Review by Israel Drazin
Lilith’s Cave
Jewish Tales of the Supernatural
Selected and retold by Howard Schwartz
Oxford University Press, 1988, 274 pages
ISBN 978-0-506726-6
What is thought-provoking about this book, its fifty Jewish tales of demons and the supernatural, is that most of the demons are women. Yes, Satan appears, but it is women who seduce men, control of their minds, and steer them to vile acts. Surprisingly, the most frightening of these tales were derived from Sefer Hasidim, a thirteenth century Hebrew text recording the teachings of Judah the Pious and his followers, teachings that guide Jews to pious behavior. Even the seemingly harmless biblical Queen of Sheba is depicted as a demon. There are legendary tales of famous rabbis such as Ba’al Shem Tov and Rabbi Loew of Prague combating female demons. These facts seem to indicate that men, especially pious men, fear women, and feel they need to avoid them and combat their deleterious nature.

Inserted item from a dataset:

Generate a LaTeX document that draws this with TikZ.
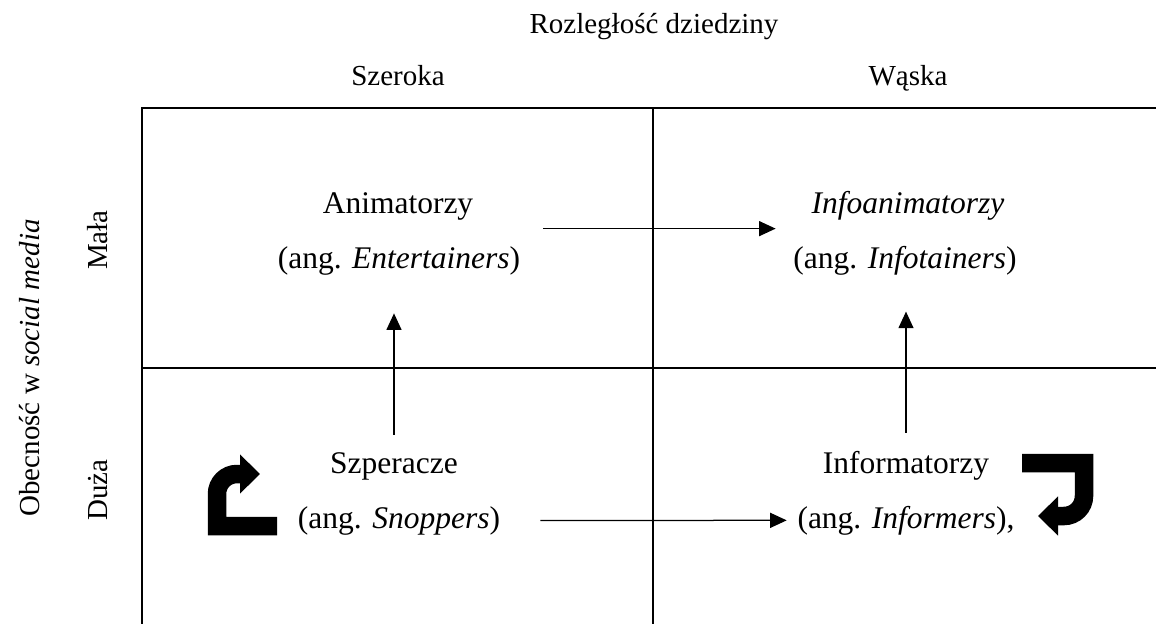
\documentclass[tikz,border=0pt]{standalone}
\usepackage{fontspec}
\setmainfont{Liberation Serif}
\usetikzlibrary{arrows.meta}

\begin{document}
\begin{tikzpicture}[x=0.4pt,y=0.4pt,
    lbl/.style={font=\fontsize{12.6}{15}\selectfont,anchor=base},
    axis/.style={font=\fontsize{11.6}{14}\selectfont},
    grid/.style={line width=0.8pt},
    arr/.style={-{Triangle[length=6.6pt,width=6pt]},line width=0.5pt},
    uturn/.style={-{Triangle[length=8pt,width=15.2pt]},line width=7.4pt}]
  \useasboundingbox (0,0) rectangle (1156,623);
  \draw[grid] (142,-5) -- (142,515) -- (1161,515);
  \draw[grid] (653,-5) -- (653,515);
  \draw[grid] (142,255) -- (1161,255);
  \node[axis,anchor=base] (domain) at (654,590) {Rozległość dziedziny};
  \node[axis,anchor=base] (broad) at (398,538) {Szeroka};
  \node[axis,anchor=base] (narrow) at (908,538) {Wąska};
  \node[axis,rotate=90] (presence) at (30,255) {Obecność w \textit{social media}};
  \node[axis,rotate=90] (low) at (98,383) {Mała};
  \node[axis,rotate=90] (high) at (98,133) {Duża};
  \node[lbl] (anim) at (398,410) {Animatorzy};
  \node[lbl] (animEn) at (399,355) {(ang. \textit{Entertainers})};
  \node[lbl] (infoanim) at (908,410) {\textit{Infoanimatorzy}};
  \node[lbl] (infoanimEn) at (905,355) {(ang. \textit{Infotainers})};
  \node[lbl] (snoop) at (394,150) {Szperacze};
  \node[lbl] (snoopEn) at (399,95) {(ang. \textit{Snoppers})};
  \node[lbl] (inform) at (906,150) {Informatorzy};
  \node[lbl] (informEn) at (906,95) {(ang. \textit{Informers}),};
  \draw[arr,shorten <=5.8pt,shorten >=3.6pt]
    (animEn.east |- anim.south) -- (infoanimEn.west |- anim.south);
  \draw[arr,shorten <=12.6pt,shorten >=0.8pt] (snoopEn) -- (informEn);
  \draw[arr,shorten <=3.5pt,shorten >=11.9pt]
    (snoop.north) -- (snoop.north |- animEn.south);
  \draw[arr,shorten <=3.6pt,shorten >=11.2pt]
    (inform.north) -- (inform.north |- infoanimEn.south);
  \draw[uturn] (277,97) -- (217,97) -- (217,129) to[out=90,in=180] (237,149) -- (260,149);
  \draw[uturn] (1022,160) -- (1084,160) -- (1084,127) to[out=-90,in=0] (1064,107) -- (1038,107);
\end{tikzpicture}
\end{document}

Henning Mankell wrote about the white interlopers into Africa in his 2013 enjoyable novel A Treacherous Paradise about 1904 Mozambique. He portrays whites enslaving, mistreating, and yet avoiding contact with native blacks when not forcing them to work. Whites compelled blacks to walk in the streets when they passed by on pavements. Whites helping blacks were despised and shunned. Mankell reveals that despite controlling blacks and despite the blacks’ total submission to whites, white people feared the blacks. He is noting that an aspect of discrimination is fear of the people against whom one is discriminating.
This seems to explain, at least in part, why so many fearful demons are women: many men are afraid of women. This fear is especially prevalent among people who consider themselves pious. Many pious men fear that women will seduce them and draw them from piety, as shown repeatedly in Schwartz’s tales. They find ways to segregate women and mistreat them, hoping the mistreatments and subjugations will keep women apart from them, in their proper place.